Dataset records
================

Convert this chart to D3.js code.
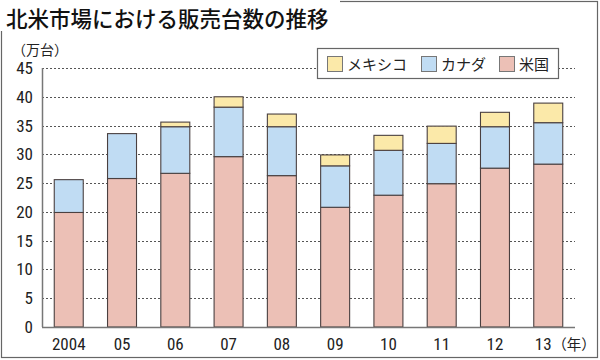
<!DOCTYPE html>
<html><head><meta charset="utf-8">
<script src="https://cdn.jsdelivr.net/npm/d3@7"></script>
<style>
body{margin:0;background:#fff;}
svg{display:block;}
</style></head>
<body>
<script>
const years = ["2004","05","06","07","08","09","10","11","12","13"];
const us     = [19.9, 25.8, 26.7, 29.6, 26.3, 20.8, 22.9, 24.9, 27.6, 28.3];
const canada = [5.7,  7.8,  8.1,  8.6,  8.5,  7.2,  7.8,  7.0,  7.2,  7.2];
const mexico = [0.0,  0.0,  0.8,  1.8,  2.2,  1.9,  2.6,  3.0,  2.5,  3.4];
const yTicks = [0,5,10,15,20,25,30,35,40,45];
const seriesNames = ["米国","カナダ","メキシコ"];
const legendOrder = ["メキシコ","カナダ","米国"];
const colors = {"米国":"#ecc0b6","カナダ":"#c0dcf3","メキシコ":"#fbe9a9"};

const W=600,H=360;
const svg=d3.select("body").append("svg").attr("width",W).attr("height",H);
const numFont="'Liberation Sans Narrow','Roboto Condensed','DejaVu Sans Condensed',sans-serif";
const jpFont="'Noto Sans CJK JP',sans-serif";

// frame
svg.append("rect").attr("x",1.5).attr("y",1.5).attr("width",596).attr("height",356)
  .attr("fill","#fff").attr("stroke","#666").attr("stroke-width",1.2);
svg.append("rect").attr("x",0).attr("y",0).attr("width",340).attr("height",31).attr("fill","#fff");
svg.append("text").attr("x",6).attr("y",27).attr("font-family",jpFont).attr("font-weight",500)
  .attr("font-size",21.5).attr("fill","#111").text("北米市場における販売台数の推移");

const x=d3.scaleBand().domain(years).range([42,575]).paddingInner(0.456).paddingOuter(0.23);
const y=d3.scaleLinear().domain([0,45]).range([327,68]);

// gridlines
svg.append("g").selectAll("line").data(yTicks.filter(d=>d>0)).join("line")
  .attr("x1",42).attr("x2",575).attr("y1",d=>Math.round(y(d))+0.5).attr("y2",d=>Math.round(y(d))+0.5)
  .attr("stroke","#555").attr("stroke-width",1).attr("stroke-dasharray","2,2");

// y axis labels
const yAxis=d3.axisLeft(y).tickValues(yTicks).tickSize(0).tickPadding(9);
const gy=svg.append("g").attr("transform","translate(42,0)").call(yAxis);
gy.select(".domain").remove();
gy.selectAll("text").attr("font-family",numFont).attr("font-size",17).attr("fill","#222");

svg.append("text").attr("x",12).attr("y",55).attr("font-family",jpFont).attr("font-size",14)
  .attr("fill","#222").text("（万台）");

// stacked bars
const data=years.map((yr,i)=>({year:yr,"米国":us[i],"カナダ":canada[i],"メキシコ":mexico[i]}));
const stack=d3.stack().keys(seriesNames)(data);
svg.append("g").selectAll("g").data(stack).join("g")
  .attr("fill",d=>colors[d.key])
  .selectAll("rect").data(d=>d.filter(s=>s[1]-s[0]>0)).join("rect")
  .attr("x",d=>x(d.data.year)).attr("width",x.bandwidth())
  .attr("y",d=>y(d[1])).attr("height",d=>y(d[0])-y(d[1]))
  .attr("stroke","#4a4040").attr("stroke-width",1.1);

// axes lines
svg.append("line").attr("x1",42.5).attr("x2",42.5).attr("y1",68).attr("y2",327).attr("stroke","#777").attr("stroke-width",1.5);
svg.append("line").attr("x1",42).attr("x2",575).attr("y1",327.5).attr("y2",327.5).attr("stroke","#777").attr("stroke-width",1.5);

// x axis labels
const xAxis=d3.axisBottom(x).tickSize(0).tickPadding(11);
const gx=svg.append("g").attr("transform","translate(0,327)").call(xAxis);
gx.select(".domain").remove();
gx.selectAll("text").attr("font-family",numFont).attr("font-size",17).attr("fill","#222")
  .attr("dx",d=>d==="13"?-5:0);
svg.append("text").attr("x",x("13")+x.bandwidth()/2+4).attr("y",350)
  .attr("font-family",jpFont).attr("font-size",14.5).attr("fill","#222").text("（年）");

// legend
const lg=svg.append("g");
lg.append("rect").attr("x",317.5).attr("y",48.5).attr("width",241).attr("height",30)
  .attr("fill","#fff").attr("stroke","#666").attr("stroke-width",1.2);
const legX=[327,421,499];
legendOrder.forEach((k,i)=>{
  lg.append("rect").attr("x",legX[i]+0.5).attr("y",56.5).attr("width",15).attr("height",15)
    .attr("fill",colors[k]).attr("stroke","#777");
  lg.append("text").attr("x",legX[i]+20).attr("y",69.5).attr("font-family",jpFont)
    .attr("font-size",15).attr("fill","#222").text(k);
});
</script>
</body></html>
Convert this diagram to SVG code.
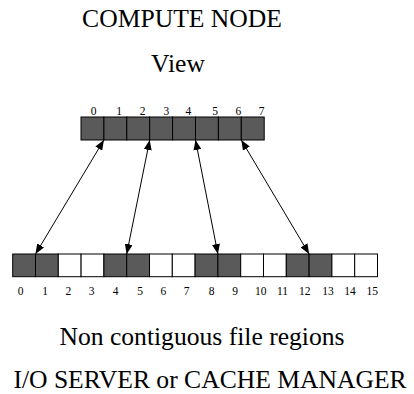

================

## Given problem:
Repeat the listing in full and exactly. Leave any pictures out.

## Exercise response:
Convert this chart to D3.js code.
<!DOCTYPE html>
<html><head><meta charset="utf-8">
<script src="https://cdn.jsdelivr.net/npm/d3@7"></script>
<style>
body{margin:0;background:#fff;}
svg{display:block;}
</style></head>
<body>
<script>
const years = ["2004","05","06","07","08","09","10","11","12","13"];
const us     = [19.9, 25.8, 26.7, 29.6, 26.3, 20.8, 22.9, 24.9, 27.6, 28.3];
const canada = [5.7,  7.8,  8.1,  8.6,  8.5,  7.2,  7.8,  7.0,  7.2,  7.2];
const mexico = [0.0,  0.0,  0.8,  1.8,  2.2,  1.9,  2.6,  3.0,  2.5,  3.4];
const yTicks = [0,5,10,15,20,25,30,35,40,45];
const seriesNames = ["米国","カナダ","メキシコ"];
const legendOrder = ["メキシコ","カナダ","米国"];
const colors = {"米国":"#ecc0b6","カナダ":"#c0dcf3","メキシコ":"#fbe9a9"};

const W=600,H=360;
const svg=d3.select("body").append("svg").attr("width",W).attr("height",H);
const numFont="'Liberation Sans Narrow','Roboto Condensed','DejaVu Sans Condensed',sans-serif";
const jpFont="'Noto Sans CJK JP',sans-serif";

// frame
svg.append("rect").attr("x",1.5).attr("y",1.5).attr("width",596).attr("height",356)
  .attr("fill","#fff").attr("stroke","#666").attr("stroke-width",1.2);
svg.append("rect").attr("x",0).attr("y",0).attr("width",340).attr("height",31).attr("fill","#fff");
svg.append("text").attr("x",6).attr("y",27).attr("font-family",jpFont).attr("font-weight",500)
  .attr("font-size",21.5).attr("fill","#111").text("北米市場における販売台数の推移");

const x=d3.scaleBand().domain(years).range([42,575]).paddingInner(0.456).paddingOuter(0.23);
const y=d3.scaleLinear().domain([0,45]).range([327,68]);

// gridlines
svg.append("g").selectAll("line").data(yTicks.filter(d=>d>0)).join("line")
  .attr("x1",42).attr("x2",575).attr("y1",d=>Math.round(y(d))+0.5).attr("y2",d=>Math.round(y(d))+0.5)
  .attr("stroke","#555").attr("stroke-width",1).attr("stroke-dasharray","2,2");

// y axis labels
const yAxis=d3.axisLeft(y).tickValues(yTicks).tickSize(0).tickPadding(9);
const gy=svg.append("g").attr("transform","translate(42,0)").call(yAxis);
gy.select(".domain").remove();
gy.selectAll("text").attr("font-family",numFont).attr("font-size",17).attr("fill","#222");

svg.append("text").attr("x",12).attr("y",55).attr("font-family",jpFont).attr("font-size",14)
  .attr("fill","#222").text("（万台）");

// stacked bars
const data=years.map((yr,i)=>({year:yr,"米国":us[i],"カナダ":canada[i],"メキシコ":mexico[i]}));
const stack=d3.stack().keys(seriesNames)(data);
svg.append("g").selectAll("g").data(stack).join("g")
  .attr("fill",d=>colors[d.key])
  .selectAll("rect").data(d=>d.filter(s=>s[1]-s[0]>0)).join("rect")
  .attr("x",d=>x(d.data.year)).attr("width",x.bandwidth())
  .attr("y",d=>y(d[1])).attr("height",d=>y(d[0])-y(d[1]))
  .attr("stroke","#4a4040").attr("stroke-width",1.1);

// axes lines
svg.append("line").attr("x1",42.5).attr("x2",42.5).attr("y1",68).attr("y2",327).attr("stroke","#777").attr("stroke-width",1.5);
svg.append("line").attr("x1",42).attr("x2",575).attr("y1",327.5).attr("y2",327.5).attr("stroke","#777").attr("stroke-width",1.5);

// x axis labels
const xAxis=d3.axisBottom(x).tickSize(0).tickPadding(11);
const gx=svg.append("g").attr("transform","translate(0,327)").call(xAxis);
gx.select(".domain").remove();
gx.selectAll("text").attr("font-family",numFont).attr("font-size",17).attr("fill","#222")
  .attr("dx",d=>d==="13"?-5:0);
svg.append("text").attr("x",x("13")+x.bandwidth()/2+4).attr("y",350)
  .attr("font-family",jpFont).attr("font-size",14.5).attr("fill","#222").text("（年）");

// legend
const lg=svg.append("g");
lg.append("rect").attr("x",317.5).attr("y",48.5).attr("width",241).attr("height",30)
  .attr("fill","#fff").attr("stroke","#666").attr("stroke-width",1.2);
const legX=[327,421,499];
legendOrder.forEach((k,i)=>{
  lg.append("rect").attr("x",legX[i]+0.5).attr("y",56.5).attr("width",15).attr("height",15)
    .attr("fill",colors[k]).attr("stroke","#777");
  lg.append("text").attr("x",legX[i]+20).attr("y",69.5).attr("font-family",jpFont)
    .attr("font-size",15).attr("fill","#222").text(k);
});
</script>
</body></html>
Convert this diagram to SVG code.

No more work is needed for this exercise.